A look in a table from D.W. Taylor (a procedure I coded in another worksheet) gives the for the same case (without the refinements of a surcharge load) critical height for a vertical cut Hc=3.75 m or 12.31 ft, being here the safety factor 1.5, i.e., the actual critical height (no term specified, buat at least midterm) would be 1.5 times higher.

A third worksheet establishes that for the standing 500 psf and fi=13 deg, earthquake acceleration 0.1g and vertical acceleration 0.05g the 1V:2H slope itself has a 1.76 safety factor against failure for up to a total height (gain og height in the slope) of 5 m or 15 ft. For a total gain in height in the slope of 10 m or around 34 ft the safety factor becomes 1.05. By another worksheet estimate, long term safety for the 10 m tall slope, no EQ forces involves becomes 0.93, whilst it is 1.87 for the 5 m tall slope.
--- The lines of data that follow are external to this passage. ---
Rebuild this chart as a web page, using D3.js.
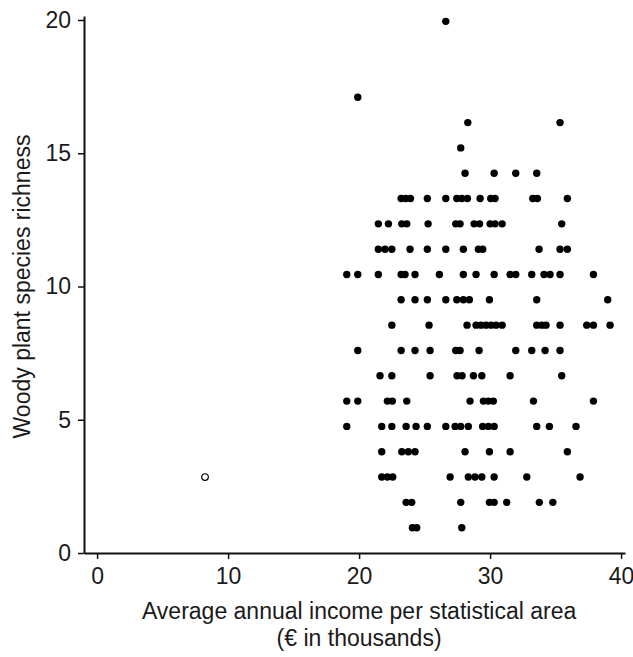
<!DOCTYPE html>
<html>
<head>
<meta charset="utf-8">
<script src="https://cdn.jsdelivr.net/npm/d3@7"></script>
<style>
  html, body { margin: 0; padding: 0; background: #fff; }
  svg { display: block; }
  text { font-family: "Liberation Sans", Arial, sans-serif; fill: #1a1a1a; }
</style>
</head>
<body>
<svg id="chart" width="633" height="657"></svg>
<script>
// ---- Data ----
const xTicks = [0, 10, 20, 30, 40];
const yTicks = [0, 5, 10, 15, 20];
const xTitle1 = "Average annual income per statistical area";
const xTitle2 = "(€ in thousands)";
const yTitle = "Woody plant species richness";

// richness levels (y) and the incomes (x, € thousands) of points on each level
const richnessLevels = [19.95, 17.1, 16.15, 15.2, 14.25, 13.3, 12.35, 11.4, 10.45, 9.5,
                        8.55, 7.6, 6.65, 5.7, 4.75, 3.8, 2.85, 1.9, 0.95];
const incomeByLevel = [
  [26.62],
  [19.90],
  [28.30, 35.34],
  [27.76],
  [28.09, 30.31, 31.96, 33.56],
  [23.21, 23.56, 23.92, 25.21, 26.62, 27.46, 27.84, 28.27, 29.24, 30.05, 30.38, 33.26, 33.61, 35.90],
  [21.47, 22.24, 23.26, 23.64, 25.27, 27.38, 27.71, 28.78, 29.20, 30.00, 30.38, 30.92, 35.47],
  [21.47, 21.98, 22.50, 23.89, 25.21, 26.62, 27.96, 29.11, 29.44, 33.74, 35.34, 35.90],
  [19.06, 19.90, 21.47, 23.21, 23.51, 24.27, 26.13, 27.96, 28.93, 30.31, 31.53, 31.96, 33.18, 34.12, 34.58, 35.34, 37.89],
  [23.21, 24.27, 25.21, 26.62, 27.46, 27.96, 28.42, 29.95, 33.56, 38.98],
  [22.50, 25.34, 28.24, 28.93, 29.31, 29.69, 30.08, 30.46, 30.92, 33.56, 33.95, 34.27, 35.34, 37.38, 37.89, 39.16],
  [19.90, 23.21, 24.27, 25.42, 27.38, 27.71, 29.16, 31.96, 33.18, 34.20, 35.34],
  [21.60, 22.50, 25.42, 27.48, 27.86, 28.73, 29.37, 31.53, 35.47],
  [19.06, 19.90, 22.16, 22.54, 23.64, 28.47, 29.49, 29.87, 30.25, 33.31, 37.89],
  [19.06, 21.73, 22.50, 23.59, 24.35, 25.21, 26.62, 27.33, 27.76, 28.34, 29.43, 29.87, 30.31, 33.56, 34.53, 36.56],
  [21.73, 23.26, 23.76, 24.27, 28.09, 29.95, 31.53, 35.90],
  [21.73, 22.16, 22.57, 26.95, 28.34, 28.85, 29.37, 30.31, 32.80, 36.87],
  [23.59, 24.02, 27.76, 29.95, 30.31, 31.27, 33.76, 34.79],
  [24.07, 24.40, 27.84]
];
// the single open-circle (outlier) area
const outlierIncome = [8.24];
const outlierRichness = [2.85];

// ---- Build ----
const points = [];
richnessLevels.forEach((r, i) => incomeByLevel[i].forEach(v => points.push({x: v, y: r})));
const outliers = outlierIncome.map((v, i) => ({x: v, y: outlierRichness[i]}));

const svg = d3.select("#chart");
const mLeft = 84, mRight = 625, mTop = 16, mBottom = 553;
const fs = 23;

const x = d3.scaleLinear().domain([-1, 40.3]).range([mLeft, mRight]);
const y = d3.scaleLinear().domain([0, 20.15]).range([mBottom, mTop]);

const xAxis = svg.append("g")
  .attr("transform", `translate(0,${mBottom})`)
  .call(d3.axisBottom(x).tickValues(xTicks).tickSize(6).tickSizeOuter(0).tickPadding(9));
const yAxis = svg.append("g")
  .attr("transform", `translate(${mLeft},0)`)
  .call(d3.axisLeft(y).tickValues(yTicks).tickSize(6).tickSizeOuter(0).tickPadding(7));

[xAxis, yAxis].forEach(g => {
  g.select(".domain").attr("stroke", "#111").attr("stroke-width", 2);
  g.selectAll(".tick line").attr("stroke", "#111").attr("stroke-width", 1.5);
  g.selectAll(".tick text").attr("font-size", fs).attr("fill", "#1a1a1a")
    .attr("font-family", "Liberation Sans, Arial, sans-serif");
});

svg.append("text").attr("x", (x(0) + x(40)) / 2).attr("y", 619)
  .attr("text-anchor", "middle").attr("font-size", fs).text(xTitle1);
svg.append("text").attr("x", (x(0) + x(40)) / 2).attr("y", 646)
  .attr("text-anchor", "middle").attr("font-size", fs).text(xTitle2);
svg.append("text")
  .attr("transform", `translate(30,${(y(0) + y(20)) / 2}) rotate(-90)`)
  .attr("text-anchor", "middle").attr("font-size", fs).text(yTitle);

svg.append("g").selectAll("circle").data(points).join("circle")
  .attr("cx", d => x(d.x)).attr("cy", d => y(d.y)).attr("r", 3.7)
  .attr("fill", "#000");

svg.append("g").selectAll("circle").data(outliers).join("circle")
  .attr("cx", d => x(d.x)).attr("cy", d => y(d.y)).attr("r", 3.3)
  .attr("fill", "#fff").attr("stroke", "#000").attr("stroke-width", 1.2);
</script>
</body>
</html>
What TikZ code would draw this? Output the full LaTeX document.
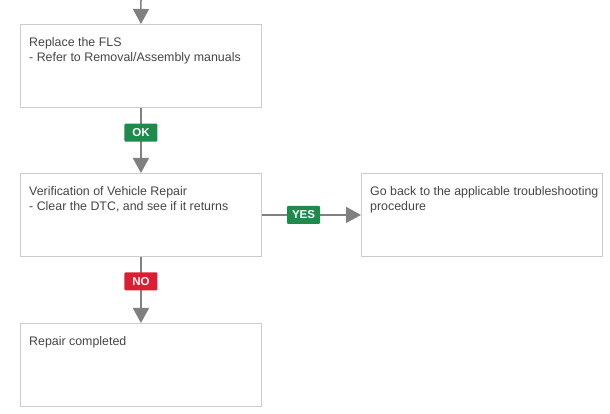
\documentclass[tikz,border=0pt]{standalone}
\usepackage{fontspec}
\setmainfont{Liberation Sans}
\usetikzlibrary{arrows.meta}
\definecolor{boxline}{HTML}{CCCCCC}
\definecolor{txt}{HTML}{444444}
\definecolor{arr}{HTML}{808080}
\definecolor{okgreen}{HTML}{1E8A4C}
\definecolor{nored}{HTML}{DD1E32}
\begin{document}
\begin{tikzpicture}[x=1pt,y=1pt,
  box/.style={draw=boxline,line width=0.9pt,minimum width=241pt,minimum height=83pt,inner sep=0pt,anchor=north west},
  boxtext/.style={anchor=north west,text=txt,font=\fontsize{12.4}{15}\selectfont,align=left,inner sep=0pt},
  flow/.style={draw=arr,line width=1.5pt,-{Triangle[length=15pt,width=16pt]}},
  tag/.style={fill=#1,text=white,font=\bfseries\fontsize{11.5}{11.5}\selectfont,minimum width=33pt,minimum height=18pt,inner sep=0pt,rounded corners=1pt},
]
\useasboundingbox (0,0) rectangle (610,414);
\node[box] (b1) at (20,390) {};
\node[box] (b2) at (20,241) {};
\node[box] (b3) at (361,241) {};
\node[box] (b4) at (20,91) {};
\node[boxtext] (t1) at (29,377) {Replace the FLS\\- Refer to Removal/Assembly manuals};
\node[boxtext] (t2) at (29,228) {Verification of Vehicle Repair\\- Clear the DTC, and see if it returns};
\node[boxtext] (t3) at (370,228) {Go back to the applicable troubleshooting\\procedure};
\node[boxtext] (t4) at (29,78) {Repair completed};
\coordinate (top) at (141,414);
\draw[flow] (top) -- (b1.north);
\draw[flow] (b1.south) -- node[pos=0.38,tag=okgreen] (ok) {OK} (b2.north);
\draw[flow] (b2.east) -- node[pos=0.42,tag=okgreen] (yes) {YES} (b3.west);
\draw[flow] (b2.south) -- node[pos=0.37,tag=nored] (no) {NO} (b4.north);
\end{tikzpicture}
\end{document}
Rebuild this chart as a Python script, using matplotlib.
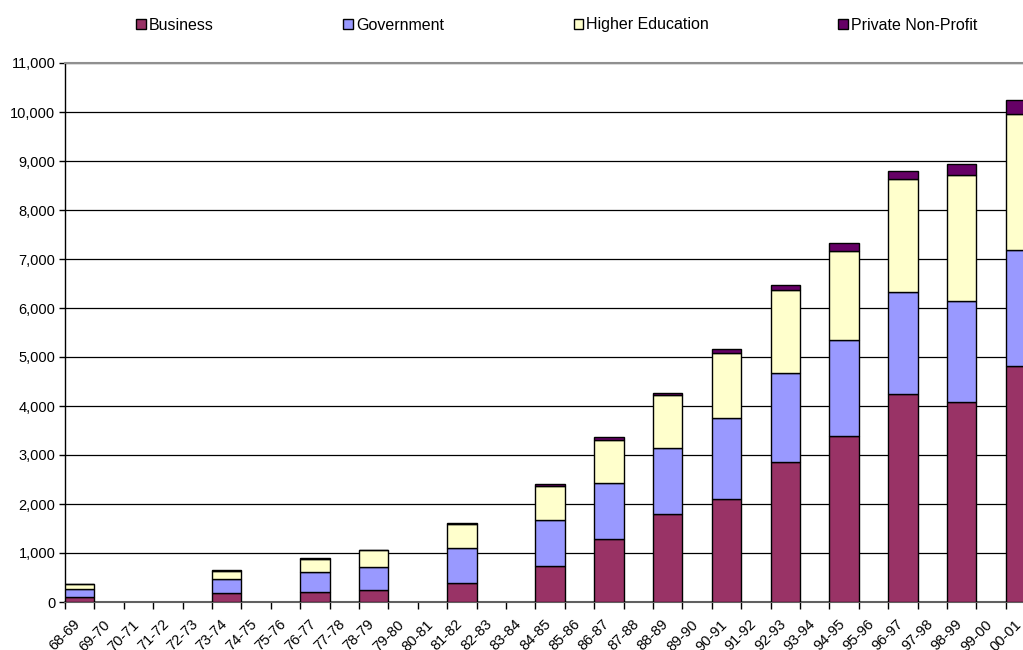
"""Stacked R&D expenditure bars by sector, Excel-style layout."""

import matplotlib

matplotlib.use("Agg")
import matplotlib.pyplot as plt
from matplotlib.ticker import FuncFormatter, MultipleLocator

plt.rcParams["font.family"] = ["Liberation Sans", "DejaVu Sans"]

# every financial year on the category axis
year_labels = [
    "68-69", "69-70", "70-71", "71-72", "72-73", "73-74", "74-75", "75-76",
    "76-77", "77-78", "78-79", "79-80", "80-81", "81-82", "82-83", "83-84",
    "84-85", "85-86", "86-87", "87-88", "88-89", "89-90", "90-91", "91-92",
    "92-93", "93-94", "94-95", "95-96", "96-97", "97-98", "98-99", "99-00",
    "00-01",
]

# years that actually have survey data
survey_years = [
    "68-69", "73-74", "76-77", "78-79", "81-82", "84-85", "86-87",
    "88-89", "90-91", "92-93", "94-95", "96-97", "98-99", "00-01",
]

business = [110, 180, 195, 240, 395, 730, 1280, 1790, 2100, 2850, 3380, 4245, 4085, 4815]
government = [155, 280, 420, 475, 715, 945, 1150, 1345, 1660, 1815, 1965, 2075, 2065, 2365]
higher_ed = [95, 175, 255, 340, 475, 695, 885, 1080, 1330, 1695, 1820, 2310, 2560, 2780]
private_np = [15, 20, 20, 15, 20, 35, 55, 55, 80, 110, 155, 175, 220, 280]

series = [
    ("Business", business, "#993366"),
    ("Government", government, "#9999FF"),
    ("Higher Education", higher_ed, "#FFFFCC"),
    ("Private Non-Profit", private_np, "#660066"),
]


def main():
    W, H = 1023, 650
    fig = plt.figure(figsize=(W / 100, H / 100), dpi=100)

    # plot area in pixels: left edge 65, zero line at y=602, 11,000 at y=63;
    # the category axis runs past the right edge of the image
    slot = 29.4
    left, right = 65, 65 + slot * len(year_labels)
    top, bottom = 63, 602
    ax = fig.add_axes([left / W, (H - bottom) / H, (right - left) / W, (bottom - top) / H])

    x = [year_labels.index(y) for y in survey_years]
    base = [0] * len(x)
    for name, vals, color in series:
        ax.bar(x, vals, width=1.0, bottom=base, align="edge", color=color,
               edgecolor="black", linewidth=1.0, label=name, zorder=3)
        base = [b + v for b, v in zip(base, vals)]

    ax.set_xlim(0, len(year_labels))
    ax.set_ylim(0, 11000)

    ax.set_xticks(range(len(year_labels)))
    ax.set_xticklabels(year_labels, rotation=45, ha="center", va="top")
    ax.yaxis.set_major_locator(MultipleLocator(1000))
    ax.yaxis.set_major_formatter(FuncFormatter(lambda v, p: f"{int(v):,}"))

    ax.tick_params(axis="x", length=5, width=1, pad=6, labelsize=10.5, color="black")
    ax.tick_params(axis="y", length=4, width=1, pad=3, labelsize=10.5, color="black")

    ax.grid(axis="y", color="black", linewidth=0.9, zorder=1)
    ax.set_axisbelow(True)

    ax.spines["right"].set_visible(False)
    ax.spines["top"].set_color("#909090")
    ax.spines["top"].set_linewidth(1.5)
    ax.spines["left"].set_color("black")
    ax.spines["left"].set_linewidth(1.0)
    ax.spines["bottom"].set_color("#606060")
    ax.spines["bottom"].set_linewidth(1.5)

    fig.legend(
        loc="center left", bbox_to_anchor=(130 / W, 1 - 25 / H), ncol=4,
        frameon=False, fontsize=11.5, handlelength=0.6, handleheight=0.6,
        handletextpad=0.2, columnspacing=8.1, borderaxespad=0,
    )

    fig.savefig("out.png", dpi=100)
    plt.close(fig)


if __name__ == "__main__":
    main()
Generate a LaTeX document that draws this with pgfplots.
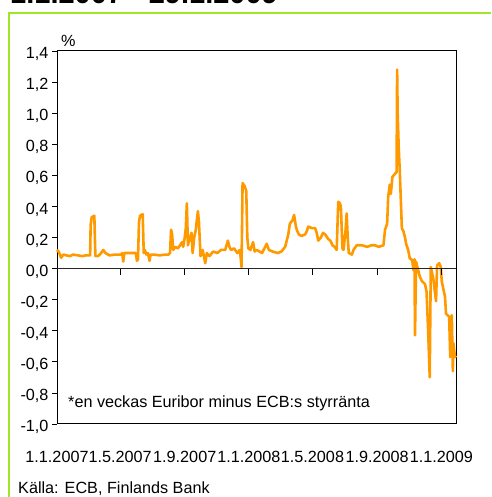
\documentclass[border=0pt]{standalone}
\usepackage{pgfplots}
\pgfplotsset{compat=1.18}
\usepackage{fontspec}
\setmainfont{Liberation Sans}
\definecolor{frgreen}{RGB}{160,230,40}
\definecolor{lineor}{RGB}{255,153,0}
\begin{document}
\begin{tikzpicture}
\useasboundingbox (0pt,0pt) rectangle (491pt,497pt);
\begin{scope}
\clip (0pt,0pt) rectangle (491pt,497pt);
\node[anchor=base west, font=\fontsize{29}{32}\selectfont\bfseries, inner sep=0] at (10pt,493pt) {1.1.2007 - 29.1.2009};
\end{scope}
\draw[frgreen, line width=2pt] (9pt,0pt) -- (9pt,484pt) -- (491pt,484pt);
\begin{axis}[
  at={(57pt,73pt)}, anchor=south west,
  width=399pt, height=373pt, scale only axis,
  xmin=0, xmax=759, ymin=-1, ymax=1.4,
  font=\fontsize{16.2}{19}\selectfont,
  xtick={0,120,243,365,486,609,731},
  xticklabels={1.1.2007,1.5.2007,1.9.2007,1.1.2008,1.5.2008,1.9.2008,1.1.2009},
  xtick style={draw=none},
  xticklabel style={anchor=base, yshift=-33pt},
  ytick={-1,-0.8,-0.6,-0.4,-0.2,0,0.2,0.4,0.6,0.8,1.0,1.2,1.4},
  ytick pos=left,
  tick align=outside,
  major tick length=5pt,
  ytick style={black, line width=0.8pt},
  /pgf/number format/fixed,
  /pgf/number format/fixed zerofill,
  /pgf/number format/precision=1,
  /pgf/number format/use comma,
  /pgf/number format/assume math mode=true,
  yticklabel style={yshift=-3pt},
  axis line style={black, line width=1pt},
  clip=false,
]
\addplot[lineor, line width=2.6pt, line join=round] table {
x y
0 0.12
3 0.11
8 0.07
12 0.09
18 0.085
25 0.08
30 0.09
40 0.085
48 0.08
55 0.085
63 0.085
64 0.28
66 0.33
71 0.34
73 0.08
78 0.08
84 0.1
88 0.12
92 0.1
100 0.085
110 0.09
118 0.09
122 0.09
124 0.1
126 0.045
128 0.1
135 0.1
142 0.1
150 0.1
152 0.05
154 0.06
156 0.3
158 0.34
163 0.35
165 0.1
167 0.12
170 0.09
173 0.1
176 0.05
178 0.09
185 0.09
195 0.085
205 0.09
212 0.09
215 0.1
217 0.25
219 0.22
221 0.12
225 0.14
230 0.13
234 0.15
238 0.17
240 0.14
243 0.2
245 0.26
247 0.42
249 0.15
253 0.2
256 0.23
258 0.1
261 0.2
264 0.25
268 0.37
270 0.3
273 0.08
277 0.12
282 0.035
285 0.1
290 0.08
297 0.11
305 0.1
312 0.12
320 0.12
325 0.18
328 0.14
331 0.12
337 0.13
343 0.1
348 0.12
351 0.01
353 0.55
357 0.53
360 0.5
362 0.2
364 0.13
368 0.12
373 0.17
376 0.11
380 0.12
390 0.1
399 0.16
403 0.12
410 0.11
420 0.1
427 0.11
434 0.14
440 0.22
443 0.29
448 0.31
451 0.345
454 0.28
456 0.25
460 0.22
465 0.21
472 0.22
475 0.24
478 0.27
485 0.26
491 0.26
494 0.23
497 0.18
502 0.2
506 0.23
510 0.22
516 0.19
520 0.18
524 0.15
528 0.14
532 0.12
535 0.43
538 0.42
540 0.40
543 0.13
545 0.12
549 0.25
551 0.355
553 0.2
555 0.10
561 0.09
564 0.12
570 0.15
580 0.15
590 0.14
598 0.15
605 0.15
612 0.14
621 0.15
624 0.25
628 0.29
630 0.46
633 0.54
635 0.48
638 0.59
643 0.61
646 0.62
647 1.28
648 1.0
650 0.78
652 0.63
656 0.26
659 0.24
662 0.2
664 0.16
668 0.12
671 0.066
674 0.06
676 0.045
678 -0.01
680 0.06
681 -0.43
683 0.045
687 -0.01
690 -0.05
694 -0.08
700 -0.1
703 -0.15
706 -0.4
709 -0.7
711 0.01
716 -0.07
721 -0.21
723 0.02
727 0.035
730 0.01
732 -0.085
738 -0.18
740 -0.29
746 -0.31
748 -0.57
751 -0.30
753 -0.66
754 -0.48
757 -0.57
759 -0.56
};
\end{axis}
\begin{axis}[
  at={(57pt,73pt)}, anchor=south west,
  width=399pt, height=373pt, scale only axis,
  xmin=0, xmax=759, ymin=-1, ymax=1.4,
  axis x line=middle, axis y line=none,
  axis line style={-, black!85, line width=1.2pt},
  xtick={120,243,365,486,609,731},
  xticklabels={},
  ytick=\empty,
  xtick align=outside,
  major tick length=6pt,
  xtick style={black, line width=0.8pt},
]
\addplot[draw=none] coordinates {(0,0)};
\end{axis}
\node[anchor=base west, font=\fontsize{16.2}{19}\selectfont, inner sep=0] at (61pt,450pt) {\%};
\node[anchor=base west, font=\fontsize{16.2}{19}\selectfont, inner sep=0] at (68pt,89pt) {*en veckas Euribor minus ECB:s styrränta};
\node[anchor=base west, font=\fontsize{16.2}{19}\selectfont, inner sep=0] at (18pt,3pt) {Källa: ECB, Finlands Bank};
\end{tikzpicture}
\end{document}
We have NOT determined a critical height for a vertical cut in a slope as is your case, buy anyway it looks promising on that, as it is made sometimes in graphical estimates of the active push, THIS critical height, as estimated for an horizontal surface is deduced first from the active wedge. Hence for these approximate graphical evaluations you would only be getting active pressure if your wall was to be higher than is wanted to; it falls below such critical height.

Anyway you can search your books and formulations for a proper statement of the active push taking into account what above. If the NO active pressure would stand, then a padding situation of the wall in the backfill could be the action to take, let others to give their opinion.